[Stored dataset items]
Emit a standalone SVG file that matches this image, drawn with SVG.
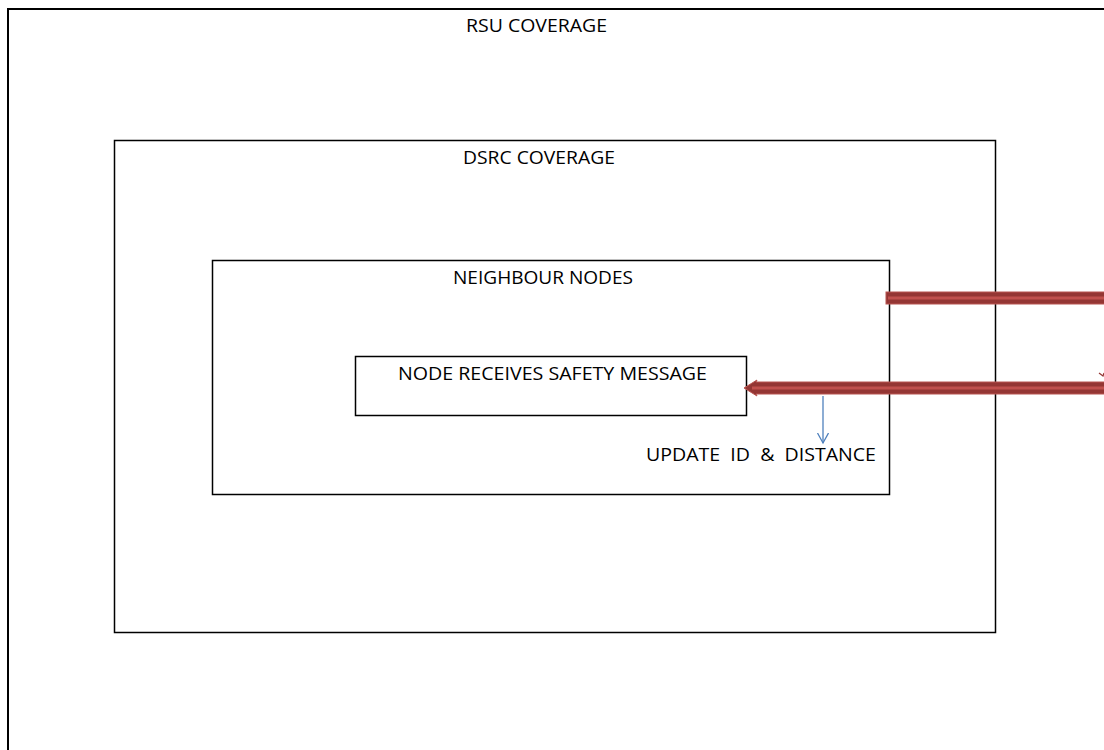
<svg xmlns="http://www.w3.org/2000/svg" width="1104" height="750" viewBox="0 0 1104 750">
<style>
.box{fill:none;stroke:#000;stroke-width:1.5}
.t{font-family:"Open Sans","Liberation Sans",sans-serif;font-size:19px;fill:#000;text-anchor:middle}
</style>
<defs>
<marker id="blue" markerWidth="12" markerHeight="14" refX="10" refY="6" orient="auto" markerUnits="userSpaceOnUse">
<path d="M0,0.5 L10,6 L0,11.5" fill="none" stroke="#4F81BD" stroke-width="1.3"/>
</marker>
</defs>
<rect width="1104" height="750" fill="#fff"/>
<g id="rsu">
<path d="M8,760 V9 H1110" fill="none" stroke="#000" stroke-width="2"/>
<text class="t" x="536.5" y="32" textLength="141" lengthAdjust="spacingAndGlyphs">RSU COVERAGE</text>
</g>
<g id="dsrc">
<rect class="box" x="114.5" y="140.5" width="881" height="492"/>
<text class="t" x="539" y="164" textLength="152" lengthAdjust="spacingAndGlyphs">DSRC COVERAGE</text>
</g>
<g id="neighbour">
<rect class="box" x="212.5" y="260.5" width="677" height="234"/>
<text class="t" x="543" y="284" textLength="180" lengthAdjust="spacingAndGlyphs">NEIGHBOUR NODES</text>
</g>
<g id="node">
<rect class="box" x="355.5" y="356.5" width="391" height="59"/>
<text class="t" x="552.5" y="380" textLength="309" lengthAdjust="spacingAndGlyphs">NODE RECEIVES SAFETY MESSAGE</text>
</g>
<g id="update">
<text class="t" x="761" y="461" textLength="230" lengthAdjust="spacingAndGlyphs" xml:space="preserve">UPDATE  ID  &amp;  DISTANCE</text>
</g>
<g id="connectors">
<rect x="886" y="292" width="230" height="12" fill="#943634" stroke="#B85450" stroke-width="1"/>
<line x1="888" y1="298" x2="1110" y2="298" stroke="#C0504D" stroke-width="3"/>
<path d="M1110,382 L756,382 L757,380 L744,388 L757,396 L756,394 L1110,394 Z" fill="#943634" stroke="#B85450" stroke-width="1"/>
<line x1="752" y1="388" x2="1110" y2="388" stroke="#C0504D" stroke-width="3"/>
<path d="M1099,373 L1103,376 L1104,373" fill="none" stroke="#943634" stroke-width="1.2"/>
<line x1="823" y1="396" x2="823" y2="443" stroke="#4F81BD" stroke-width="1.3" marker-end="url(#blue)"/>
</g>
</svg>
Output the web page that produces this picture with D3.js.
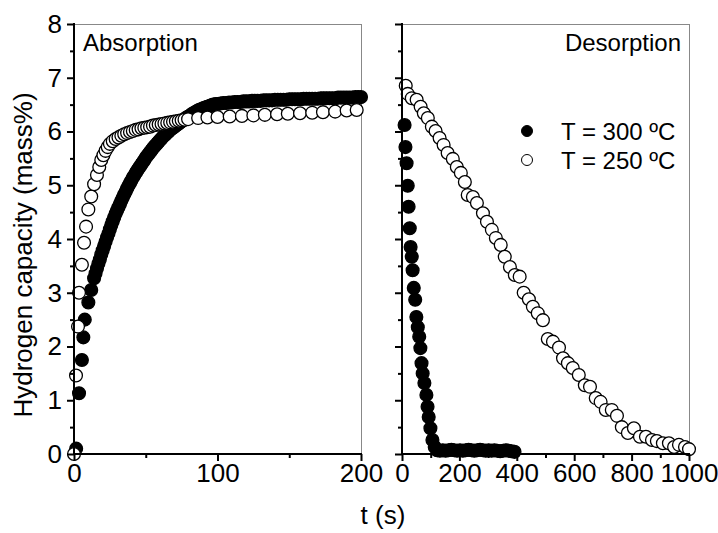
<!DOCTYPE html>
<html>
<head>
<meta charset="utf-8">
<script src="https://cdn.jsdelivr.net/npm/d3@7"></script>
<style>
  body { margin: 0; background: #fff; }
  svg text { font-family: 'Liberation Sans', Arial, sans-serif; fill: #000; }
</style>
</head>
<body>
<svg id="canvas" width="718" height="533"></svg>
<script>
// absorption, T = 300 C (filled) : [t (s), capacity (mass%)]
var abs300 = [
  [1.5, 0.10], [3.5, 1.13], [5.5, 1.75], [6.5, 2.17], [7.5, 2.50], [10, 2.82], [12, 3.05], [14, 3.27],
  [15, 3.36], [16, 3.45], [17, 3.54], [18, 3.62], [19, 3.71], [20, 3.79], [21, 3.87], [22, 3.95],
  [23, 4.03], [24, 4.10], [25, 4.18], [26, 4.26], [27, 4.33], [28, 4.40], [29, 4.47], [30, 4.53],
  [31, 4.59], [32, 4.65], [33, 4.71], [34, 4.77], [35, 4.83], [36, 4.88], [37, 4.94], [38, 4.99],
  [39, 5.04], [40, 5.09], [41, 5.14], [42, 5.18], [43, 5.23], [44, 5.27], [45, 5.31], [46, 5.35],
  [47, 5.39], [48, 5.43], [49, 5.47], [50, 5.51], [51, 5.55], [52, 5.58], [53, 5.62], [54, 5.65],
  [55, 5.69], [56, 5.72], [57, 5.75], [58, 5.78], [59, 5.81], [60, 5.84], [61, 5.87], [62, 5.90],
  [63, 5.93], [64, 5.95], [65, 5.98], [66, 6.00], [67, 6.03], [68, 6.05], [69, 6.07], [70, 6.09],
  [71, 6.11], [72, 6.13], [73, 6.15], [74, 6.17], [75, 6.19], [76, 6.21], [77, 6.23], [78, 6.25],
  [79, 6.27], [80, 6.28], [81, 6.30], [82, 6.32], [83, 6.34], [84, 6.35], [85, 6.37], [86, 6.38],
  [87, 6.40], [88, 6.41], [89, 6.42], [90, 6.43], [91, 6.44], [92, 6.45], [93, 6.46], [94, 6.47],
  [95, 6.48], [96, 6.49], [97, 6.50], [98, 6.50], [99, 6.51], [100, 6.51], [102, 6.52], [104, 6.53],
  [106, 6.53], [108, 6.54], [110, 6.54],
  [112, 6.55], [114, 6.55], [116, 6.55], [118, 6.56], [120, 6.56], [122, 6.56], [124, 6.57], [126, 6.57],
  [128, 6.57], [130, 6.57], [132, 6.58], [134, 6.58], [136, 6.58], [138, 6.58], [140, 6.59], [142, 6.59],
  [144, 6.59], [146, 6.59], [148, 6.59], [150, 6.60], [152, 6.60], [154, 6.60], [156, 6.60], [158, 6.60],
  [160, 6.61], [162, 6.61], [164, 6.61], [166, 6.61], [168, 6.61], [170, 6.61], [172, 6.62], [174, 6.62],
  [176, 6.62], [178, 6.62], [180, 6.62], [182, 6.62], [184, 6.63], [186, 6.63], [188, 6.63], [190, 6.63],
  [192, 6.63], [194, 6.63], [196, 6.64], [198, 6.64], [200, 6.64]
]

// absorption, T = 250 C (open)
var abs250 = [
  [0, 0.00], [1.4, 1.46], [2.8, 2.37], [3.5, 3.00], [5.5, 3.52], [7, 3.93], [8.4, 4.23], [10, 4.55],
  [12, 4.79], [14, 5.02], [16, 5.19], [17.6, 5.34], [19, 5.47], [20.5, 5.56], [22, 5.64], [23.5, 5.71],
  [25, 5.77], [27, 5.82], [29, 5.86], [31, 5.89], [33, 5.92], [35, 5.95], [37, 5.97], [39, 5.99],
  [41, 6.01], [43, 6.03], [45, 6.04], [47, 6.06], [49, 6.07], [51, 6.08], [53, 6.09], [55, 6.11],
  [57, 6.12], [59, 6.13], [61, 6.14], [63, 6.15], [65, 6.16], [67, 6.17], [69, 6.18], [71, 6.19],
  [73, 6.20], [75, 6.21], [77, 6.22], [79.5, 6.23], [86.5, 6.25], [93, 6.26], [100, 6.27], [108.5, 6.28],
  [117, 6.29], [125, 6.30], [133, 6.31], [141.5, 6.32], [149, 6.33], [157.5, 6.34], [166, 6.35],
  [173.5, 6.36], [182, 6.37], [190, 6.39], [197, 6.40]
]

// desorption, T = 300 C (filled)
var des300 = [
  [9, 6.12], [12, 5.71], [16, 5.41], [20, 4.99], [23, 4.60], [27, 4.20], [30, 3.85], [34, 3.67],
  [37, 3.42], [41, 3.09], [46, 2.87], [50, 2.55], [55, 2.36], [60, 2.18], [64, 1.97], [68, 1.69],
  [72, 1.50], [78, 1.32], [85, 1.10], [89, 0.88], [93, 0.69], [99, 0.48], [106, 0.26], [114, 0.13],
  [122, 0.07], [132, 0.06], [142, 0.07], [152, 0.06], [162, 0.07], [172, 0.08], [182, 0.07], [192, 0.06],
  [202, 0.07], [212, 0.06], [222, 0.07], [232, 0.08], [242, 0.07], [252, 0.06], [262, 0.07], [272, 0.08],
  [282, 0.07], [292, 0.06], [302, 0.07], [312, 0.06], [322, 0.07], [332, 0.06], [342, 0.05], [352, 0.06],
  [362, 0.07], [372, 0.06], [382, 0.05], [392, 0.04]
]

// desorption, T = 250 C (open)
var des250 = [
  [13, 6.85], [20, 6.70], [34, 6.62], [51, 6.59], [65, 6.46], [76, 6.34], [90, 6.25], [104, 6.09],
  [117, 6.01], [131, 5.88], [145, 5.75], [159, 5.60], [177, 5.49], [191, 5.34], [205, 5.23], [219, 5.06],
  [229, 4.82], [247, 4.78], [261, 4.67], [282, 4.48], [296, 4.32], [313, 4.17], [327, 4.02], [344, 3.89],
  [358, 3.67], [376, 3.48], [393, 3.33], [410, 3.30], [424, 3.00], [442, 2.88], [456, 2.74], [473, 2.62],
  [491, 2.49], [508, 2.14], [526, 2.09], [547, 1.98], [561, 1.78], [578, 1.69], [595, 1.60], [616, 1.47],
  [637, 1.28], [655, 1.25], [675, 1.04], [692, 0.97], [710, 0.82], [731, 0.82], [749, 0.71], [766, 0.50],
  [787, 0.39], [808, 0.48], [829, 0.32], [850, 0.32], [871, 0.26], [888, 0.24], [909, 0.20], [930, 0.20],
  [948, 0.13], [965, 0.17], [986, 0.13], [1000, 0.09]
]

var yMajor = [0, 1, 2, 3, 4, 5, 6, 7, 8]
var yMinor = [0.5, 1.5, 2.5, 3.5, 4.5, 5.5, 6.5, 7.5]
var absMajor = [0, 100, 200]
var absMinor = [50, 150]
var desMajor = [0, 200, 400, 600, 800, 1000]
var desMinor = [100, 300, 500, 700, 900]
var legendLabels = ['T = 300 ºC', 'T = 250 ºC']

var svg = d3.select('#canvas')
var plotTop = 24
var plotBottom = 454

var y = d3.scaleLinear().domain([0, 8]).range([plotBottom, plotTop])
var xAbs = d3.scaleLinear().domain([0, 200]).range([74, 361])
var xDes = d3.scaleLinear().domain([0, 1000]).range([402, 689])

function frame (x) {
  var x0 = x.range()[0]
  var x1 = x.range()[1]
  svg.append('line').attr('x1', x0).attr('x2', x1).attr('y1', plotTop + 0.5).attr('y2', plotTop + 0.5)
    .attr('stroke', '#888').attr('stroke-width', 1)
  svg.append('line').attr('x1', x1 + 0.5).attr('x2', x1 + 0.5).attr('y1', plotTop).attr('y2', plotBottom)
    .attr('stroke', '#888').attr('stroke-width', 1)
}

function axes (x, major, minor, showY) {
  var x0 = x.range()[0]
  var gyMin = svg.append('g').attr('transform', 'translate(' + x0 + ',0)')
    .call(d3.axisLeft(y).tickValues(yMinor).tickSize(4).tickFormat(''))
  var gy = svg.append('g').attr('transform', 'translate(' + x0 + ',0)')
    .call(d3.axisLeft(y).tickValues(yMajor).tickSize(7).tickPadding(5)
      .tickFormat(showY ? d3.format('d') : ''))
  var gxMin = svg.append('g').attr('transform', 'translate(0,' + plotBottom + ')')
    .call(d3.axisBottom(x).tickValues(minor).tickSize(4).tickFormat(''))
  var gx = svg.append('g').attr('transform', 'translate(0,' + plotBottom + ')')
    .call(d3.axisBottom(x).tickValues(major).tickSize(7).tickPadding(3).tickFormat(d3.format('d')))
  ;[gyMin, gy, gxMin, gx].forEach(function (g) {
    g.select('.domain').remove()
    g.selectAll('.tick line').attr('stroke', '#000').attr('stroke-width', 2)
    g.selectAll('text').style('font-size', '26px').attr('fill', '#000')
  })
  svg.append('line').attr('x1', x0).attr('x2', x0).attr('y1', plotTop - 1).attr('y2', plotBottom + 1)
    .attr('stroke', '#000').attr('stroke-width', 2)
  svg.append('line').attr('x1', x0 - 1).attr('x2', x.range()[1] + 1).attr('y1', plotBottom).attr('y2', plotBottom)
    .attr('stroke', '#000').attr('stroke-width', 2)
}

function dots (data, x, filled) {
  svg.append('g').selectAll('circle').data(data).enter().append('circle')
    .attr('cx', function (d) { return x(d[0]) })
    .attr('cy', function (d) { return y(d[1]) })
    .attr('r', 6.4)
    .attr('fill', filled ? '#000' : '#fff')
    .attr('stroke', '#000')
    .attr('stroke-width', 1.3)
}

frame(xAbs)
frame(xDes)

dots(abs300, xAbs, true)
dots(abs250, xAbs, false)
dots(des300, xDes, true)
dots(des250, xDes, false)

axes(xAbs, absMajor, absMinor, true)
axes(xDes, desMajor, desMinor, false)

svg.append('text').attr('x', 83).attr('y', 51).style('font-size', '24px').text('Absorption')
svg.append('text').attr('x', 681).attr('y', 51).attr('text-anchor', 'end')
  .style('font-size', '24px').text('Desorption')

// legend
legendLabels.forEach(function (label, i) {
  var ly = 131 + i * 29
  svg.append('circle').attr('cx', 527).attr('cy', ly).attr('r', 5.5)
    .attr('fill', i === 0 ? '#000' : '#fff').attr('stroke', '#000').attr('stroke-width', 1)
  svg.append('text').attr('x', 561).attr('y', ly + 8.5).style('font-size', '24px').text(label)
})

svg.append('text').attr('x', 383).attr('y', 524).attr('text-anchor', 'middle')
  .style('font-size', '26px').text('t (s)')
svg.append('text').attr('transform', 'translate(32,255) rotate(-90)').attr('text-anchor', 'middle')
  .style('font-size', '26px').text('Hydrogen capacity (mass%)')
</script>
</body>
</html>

» WORK TO COMPLETE
Collect each line above holding the string "that".

» EXERCISE OUTPUT
Emit a standalone SVG file that matches this image, drawn with SVG.
Output the web page that produces this picture with D3.js.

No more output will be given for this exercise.